No Biz Like Shoobiz

It's an unhappy start to 2009 for Shoobiz's 220 sales staff. Image: Sweded
It seems the global economic crisis has slipped its size eight footsies into Australian shoe retail chain Shoobiz. The ill-spelled, puntastic footwear brand is closing all its 43 stores, potentially leaving 220 workers out of a job. Twenty-six stores will close by 20 February and another 17 over the next three months.
Shoobiz’s parent company, Melbourne-based Figgins Holdings, said the closures were due to “the change in consumer behaviour and increasing costs”, reports the Herald Sun.
Figgins also owns the Midas, Mollini, Scooter, Florsheim, Emporio and Evelyn Miles brands, and in addition to axing Shoobiz, the company plans to consolidate its brands by selling Florsheim and rebranding its six high-end Evelyn Miles boutiques as Midas stores.
Established in 1983, Shoobiz is Figgins’s cheapest brand and sells other Figgins-branded shoes as well as Australian mid-price brands including Tony Bianco, RMK, Croft and Julius Marlow.
Shoobiz’s 220-odd staff were told about the company’s manoeuvres on Tuesday, but so far have not received written notice or been told whether they will receive redundancy payouts.

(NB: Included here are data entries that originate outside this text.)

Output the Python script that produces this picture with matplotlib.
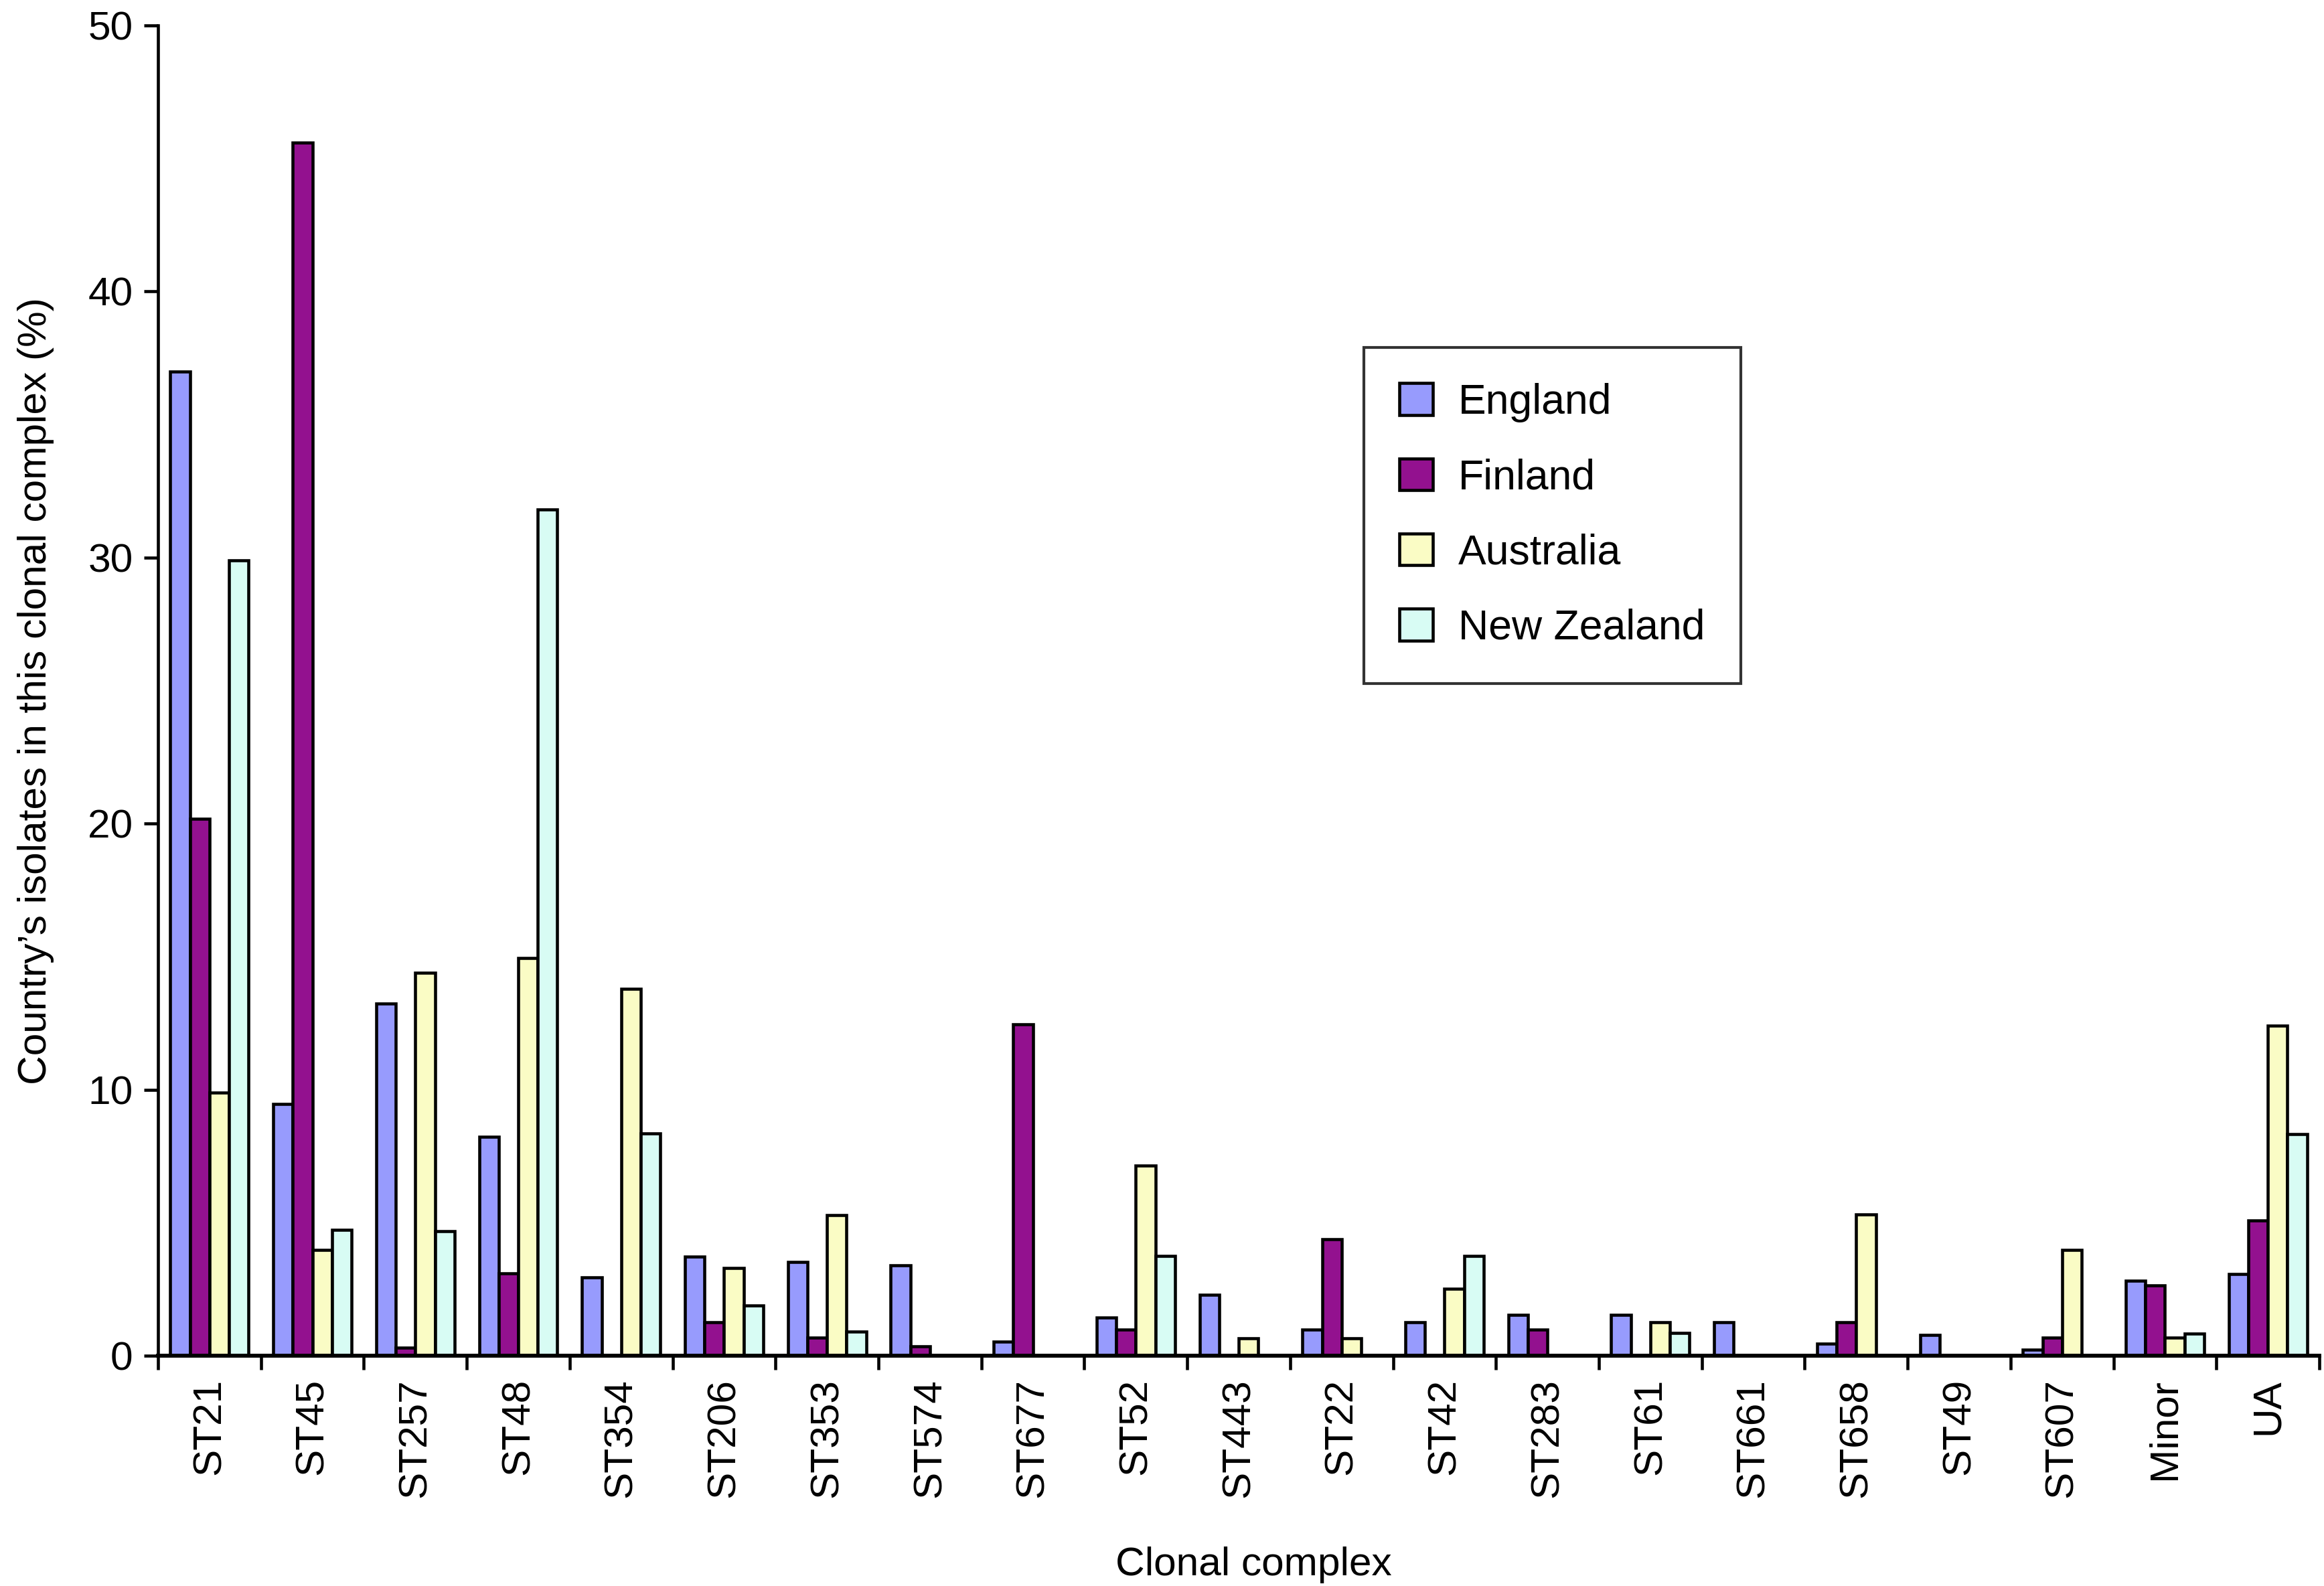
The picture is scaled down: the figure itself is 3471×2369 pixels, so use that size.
import numpy as np
import matplotlib
matplotlib.use("Agg")
import matplotlib.pyplot as plt
from matplotlib.ticker import FixedLocator

plt.rcParams["font.family"] = ["Liberation Sans", "DejaVu Sans"]

categories = ["ST21", "ST45", "ST257", "ST48", "ST354", "ST206", "ST353", "ST574",
              "ST677", "ST52", "ST443", "ST22", "ST42", "ST283", "ST61", "ST661",
              "ST658", "ST49", "ST607", "Minor", "UA"]
series_names = ["England", "Finland", "Australia", "New Zealand"]

england = [37.0, 9.46, 13.25, 8.23, 2.95, 3.73, 3.53, 3.41, 0.55, 1.44, 2.29,
           1.0, 1.28, 1.54, 1.54, 1.28, 0.46, 0.79, 0.23, 2.84, 3.07]
finland = [20.2, 45.6, 0.32, 3.11, 0.0, 1.28, 0.69, 0.36, 12.47, 0.99, 0.0,
           4.40, 0.0, 1.0, 0.0, 0.0, 1.28, 0.0, 0.68, 2.66, 5.09]
australia = [9.9, 3.98, 14.4, 14.95, 13.8, 3.32, 5.30, 0.0, 0.0, 7.15, 0.67,
             0.67, 2.52, 0.0, 1.28, 0.0, 5.31, 0.0, 3.99, 0.69, 12.42]
new_zealand = [29.9, 4.74, 4.7, 31.8, 8.36, 1.90, 0.91, 0.0, 0.0, 3.76, 0.0,
               0.0, 3.77, 0.0, 0.86, 0.0, 0.0, 0.0, 0.0, 0.85, 8.33]

colors = ["#979BFD", "#93118F", "#FAFCC5", "#D8FCF4"]

fig = plt.figure(figsize=(3471 / 300, 2369 / 300), dpi=300)
ax = fig.add_axes([0.068, 0.145, 0.93, 0.839])

x = np.arange(len(categories))
bar_w = 0.19
series = [england, finland, australia, new_zealand]
for i, (vals, name, col) in enumerate(zip(series, series_names, colors)):
    offs = (i - 1.5) * bar_w
    ax.bar(x + offs, vals, width=bar_w, color=col, edgecolor="black",
           linewidth=1.1, label=name, zorder=2)

ax.set_xlim(-0.5, len(categories) - 0.5)
ax.set_ylim(0, 50)
ax.set_yticks([0, 10, 20, 30, 40, 50])
ax.tick_params(axis="y", labelsize=14.5, length=5, width=1.1, pad=4, direction="out")

ax.set_xticks(x)
ax.set_xticklabels(categories, rotation=90, fontsize=14.5)
ax.tick_params(axis="x", which="major", length=0, pad=8)
ax.xaxis.set_minor_locator(FixedLocator(np.arange(len(categories) + 1) - 0.5))
ax.tick_params(axis="x", which="minor", length=5, width=1.1, direction="out")

for side in ["top", "right"]:
    ax.spines[side].set_visible(False)
ax.spines["left"].set_linewidth(1.1)
ax.spines["bottom"].set_linewidth(1.4)

ax.set_ylabel("Country\u2019s isolates in this clonal complex (%)", fontsize=14.5, labelpad=12)
ax.set_xlabel("Clonal complex", fontsize=14.5)
ax.xaxis.set_label_coords(0.507, -0.143)

leg = ax.legend(loc="upper left", bbox_to_anchor=(0.558, 0.758), fontsize=15,
                frameon=True, fancybox=False, edgecolor="black", borderpad=0.85,
                labelspacing=0.85, handlelength=0.8, handleheight=0.8,
                handletextpad=0.6, borderaxespad=0)
leg.get_frame().set_linewidth(1.0)

fig.savefig("out.png", dpi=300, facecolor="white")
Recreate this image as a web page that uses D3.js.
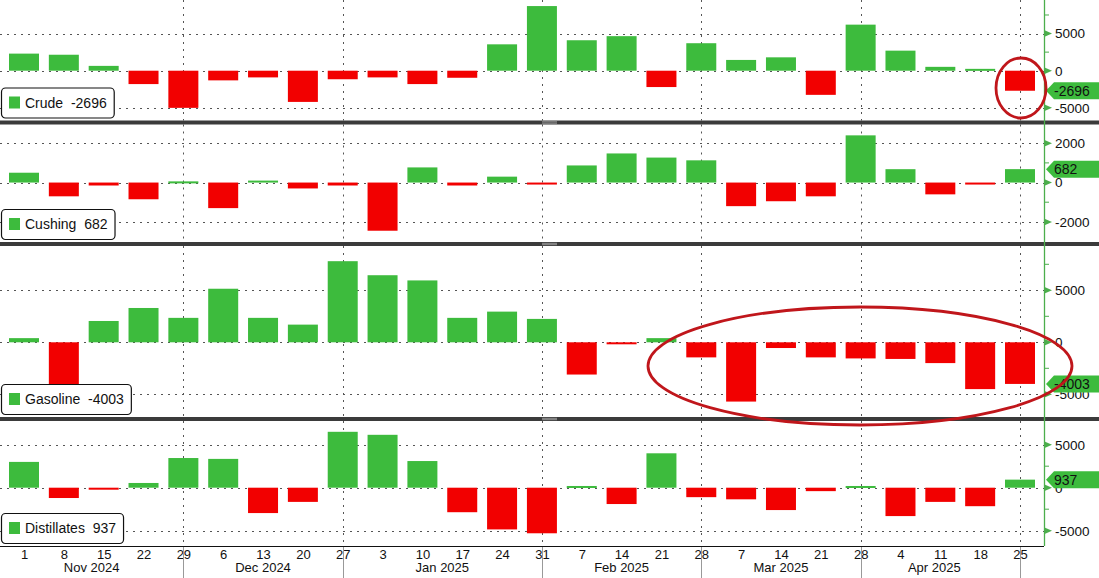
<!DOCTYPE html>
<html>
<head>
<meta charset="utf-8">
<script src="https://cdn.jsdelivr.net/npm/d3@7"></script>
<style>
  html, body { margin: 0; padding: 0; background: #fff; }
  svg { display: block; font-family: "Liberation Sans", Arial, sans-serif; }
</style>
</head>
<body>
<svg id="chart" width="1099" height="578"></svg>
<script>
// ---- data ----
const weeks = ["2024-11-01","2024-11-08","2024-11-15","2024-11-22","2024-11-29",
  "2024-12-06","2024-12-13","2024-12-20","2024-12-27",
  "2025-01-03","2025-01-10","2025-01-17","2025-01-24","2025-01-31",
  "2025-02-07","2025-02-14","2025-02-21","2025-02-28",
  "2025-03-07","2025-03-14","2025-03-21","2025-03-28",
  "2025-04-04","2025-04-11","2025-04-18","2025-04-25"];
const crude = [2300, 2150, 650, -1800, -5000, -1300, -900, -4200, -1150, -900, -1800, -950,
  3550, 8700, 4100, 4650, -2200, 3700, 1450, 1800, -3250, 6200, 2700, 520, 250, -2696];
const cushing = [500, -700, -150, -850, 60, -1300, 100, -300, -150, -2450, 770, -150,
  300, -50, 870, 1480, 1270, 1130, -1200, -950, -700, 2400, 680, -600, -80, 682];
const gasoline = [400, -4150, 2050, 3300, 2350, 5150, 2350, 1700, 7800, 6450, 5950, 2350,
  2950, 2250, -3100, -150, 400, -1450, -5700, -550, -1450, -1550, -1600, -2000, -4500, -4003];
const distillates = [3000, -1200, -50, 550, 3450, 3350, -2950, -1650, 6500, 6150, 3100, -2850,
  -4850, -5300, 200, -1900, 4000, -1100, -1350, -2600, -400, 200, -3300, -1650, -2150, 937];
const seriesNames = ["Crude", "Cushing", "Gasoline", "Distillates"];
const lastValues = [-2696, 682, -4003, 937];
const majorTicks = [[-5000, 0, 5000], [-2000, 0, 2000], [-5000, 0, 5000], [-5000, 0, 5000]];
const minorTicks = [[-2500, 2500, 7500], [-1000, 1000], [-2500, 2500, 7500], [-2500, 2500]];
const monthLabels = ["Nov 2024", "Dec 2024", "Jan 2025", "Feb 2025", "Mar 2025", "Apr 2025"];
const monthEnds = ["2024-11-29", "2024-12-27", "2025-01-31", "2025-02-28", "2025-03-28", "2025-04-25"];

// ---- layout ----
const W = 1099, H = 578;
const axisX = 1044, bottomY = 546;
const GREEN = "#3dbb3d", RED = "#f20000", AX = "#4cae4c";
const parse = d3.timeParse("%Y-%m-%d");
const dates = weeks.map(parse);
const x = d3.scaleTime().domain([dates[0], dates[dates.length - 1]]).range([24, 1020]);
const barW = 30;

const panels = [
  { top: 0, bottom: 120.5, dom: [-6702, 9517], data: crude },
  { top: 124.5, bottom: 242, dom: [-3023, 2952], data: cushing },
  { top: 246, bottom: 417, dom: [-7183, 9260], data: gasoline },
  { top: 421, bottom: bottomY, dom: [-6779, 7756], data: distillates }
];

const svg = d3.select("#chart");
svg.append("rect").attr("width", W).attr("height", H).attr("fill", "#fff");

panels.forEach((p, i) => {
  const y = d3.scaleLinear().domain(p.dom).range([p.bottom, p.top]);
  const g = svg.append("g");
  // horizontal grid
  g.selectAll("line.hg").data(majorTicks[i]).join("line")
    .attr("x1", 0).attr("x2", axisX)
    .attr("y1", d => Math.round(y(d)) + 0.5).attr("y2", d => Math.round(y(d)) + 0.5)
    .attr("stroke", "#555").attr("stroke-width", 1).attr("stroke-dasharray", "2,5");
  // vertical grid
  g.selectAll("line.vg").data(monthEnds.map(parse)).join("line")
    .attr("x1", d => Math.round(x(d)) + 0.5).attr("x2", d => Math.round(x(d)) + 0.5)
    .attr("y1", p.top).attr("y2", p.bottom)
    .attr("stroke", "#555").attr("stroke-width", 1).attr("stroke-dasharray", "2,5");
  // bars
  g.selectAll("rect.bar").data(p.data).join("rect")
    .attr("x", (d, j) => x(dates[j]) - barW / 2)
    .attr("width", barW)
    .attr("y", d => y(Math.max(0, d)))
    .attr("height", d => Math.max(2, Math.abs(y(d) - y(0))))
    .attr("fill", d => d >= 0 ? GREEN : RED);
  // right axis ticks
  const ax = svg.append("g");
  ax.selectAll("path.tri").data(majorTicks[i]).join("path")
    .attr("d", d => `M${axisX},${y(d) - 3.5}L${axisX + 8},${y(d)}L${axisX},${y(d) + 3.5}Z`)
    .attr("fill", AX);
  ax.selectAll("line.mn").data(minorTicks[i].filter(v => y(v) > p.top + 2 && y(v) < p.bottom - 2)).join("line")
    .attr("x1", axisX).attr("x2", axisX + 5)
    .attr("y1", d => y(d)).attr("y2", d => y(d))
    .attr("stroke", AX).attr("stroke-width", 1);
  ax.selectAll("text.tl").data(majorTicks[i]).join("text")
    .attr("x", axisX + 11).attr("y", d => y(d))
    .attr("dy", "0.36em").attr("font-size", 13.5).attr("fill", "#111")
    .text(d => d < 0 ? "-" + Math.abs(d) : d);
  // value tag
  const ty = y(lastValues[i]);
  const tag = svg.append("g");
  tag.append("path")
    .attr("d", `M${axisX + 2},${ty}L${axisX + 10},${ty - 8.5}L${W},${ty - 8.5}L${W},${ty + 8.5}L${axisX + 10},${ty + 8.5}Z`)
    .attr("fill", GREEN);
  tag.append("text").attr("x", axisX + 10).attr("y", ty).attr("dy", "0.36em")
    .attr("font-size", 14).attr("fill", "#111").text(lastValues[i]);
  // legend
  const lg = svg.append("g");
  const boxH = 30;
  const by = p.bottom - boxH - 3;
  const txt = lg.append("text").attr("x", 25).attr("y", by + boxH / 2).attr("dy", "0.36em")
    .attr("font-size", 14).attr("fill", "#111")
    .text(seriesNames[i] + "  " + lastValues[i]).attr("xml:space", "preserve");
  const tw = txt.node().getComputedTextLength();
  lg.insert("rect", "text").attr("x", 1.5).attr("y", by + 0.5).attr("width", 25 + tw + 6)
    .attr("height", boxH).attr("rx", 4).attr("fill", "#fff").attr("stroke", "#111").attr("stroke-width", 1.2);
  lg.append("rect").attr("x", 9).attr("y", by + boxH / 2 - 6).attr("width", 11).attr("height", 12).attr("fill", GREEN);
});

// dividers
[[120.5, 124.5], [242, 246], [417, 421]].forEach(([a, b]) => {
  svg.append("rect").attr("x", 0).attr("y", a).attr("width", axisX + 55).attr("height", b - a).attr("fill", "#3b3b3b");
  svg.append("line").attr("x1", 542).attr("x2", 557).attr("y1", a + 1.3).attr("y2", a + 1.3).attr("stroke", "#aaa").attr("stroke-width", 0.8);
  svg.append("line").attr("x1", 542).attr("x2", 557).attr("y1", a + 2.7).attr("y2", a + 2.7).attr("stroke", "#aaa").attr("stroke-width", 0.8);
});

// right axis line
svg.append("line").attr("x1", axisX + 0.5).attr("x2", axisX + 0.5).attr("y1", 0).attr("y2", bottomY)
  .attr("stroke", AX).attr("stroke-width", 1.3);

// bottom axis
svg.append("line").attr("x1", 0).attr("x2", axisX).attr("y1", bottomY + 0.5).attr("y2", bottomY + 0.5)
  .attr("stroke", "#111").attr("stroke-width", 1.2);
const xAxis = d3.axisBottom(x).tickValues(dates).tickFormat(d3.timeFormat("%-d")).tickSize(0).tickPadding(4);
const xg = svg.append("g").attr("transform", `translate(0,${bottomY})`).call(xAxis);
xg.select(".domain").remove();
xg.selectAll("text").attr("font-size", 13).attr("fill", "#111").attr("font-family", "Liberation Sans, Arial, sans-serif");

const seps = monthEnds.map(parse);
svg.selectAll("line.sep").data(seps).join("line")
  .attr("x1", d => Math.round(x(d)) + 0.5).attr("x2", d => Math.round(x(d)) + 0.5)
  .attr("y1", bottomY + 1).attr("y2", H)
  .attr("stroke", "#999").attr("stroke-width", 1);
const bounds = [0].concat(seps.map(d => x(d)));
svg.selectAll("text.month").data(monthLabels).join("text")
  .attr("x", (d, i) => (bounds[i] + bounds[i + 1]) / 2 - (i === 5 ? 6 : 0))
  .attr("y", 572).attr("text-anchor", "middle").attr("font-size", 13).attr("fill", "#111")
  .text(d => d);

// annotations
svg.append("ellipse").attr("cx", 1021).attr("cy", 88).attr("rx", 25).attr("ry", 30)
  .attr("fill", "none").attr("stroke", "#c0161b").attr("stroke-width", 2.8);
svg.append("ellipse").attr("cx", 860).attr("cy", 366).attr("rx", 212).attr("ry", 59)
  .attr("fill", "none").attr("stroke", "#c0161b").attr("stroke-width", 2.8);
</script>
</body>
</html>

Figgins has said it will endeavour to find Shoobiz staff other positions within the company.
This news does not come as much of a surprise for observers of the brand. It has been cannibalised by its sister brand Scooter, which bills itself as “a little bit quirky, a little bit different and always having fun”, seemingly in the pursuit of a ‘Sex and the City: The Next Generation‘ market.
And perhaps inadvertently, it has skewed upmarket and conservative in the face of the industry-wide trend towards ‘fast fashion’. The “change in consumer behaviour” to which Figgins referred in its statement might well be consumers’ appetite for increasingly cheap, poor quality imports that reflect the most up-to-the-minute styles.
Shoobiz’s pricing and discounting have simply not been aggressive enough to woo the teenagers and students who were once its main customers, but who can now buy a pair of full-priced shoes for under $40 from fast-fashion chains such as Novo and Cotton On’s Rubi brand, as well as traditional discount sellers such as Payless.
Discount department stores Target, Kmart and Big W are also prominent in the low end of the footwear market – especially when it comes to generic styles that don’t follow fashion cycles and are in demand all year round. These include rubber thongs, canvas slip-ons and cheap brands such as Grosby and Dunlop.
With an average full price of around $80 per pair, Shoobiz has become boxed into a corner. Figgins is smart to be cutting its losses.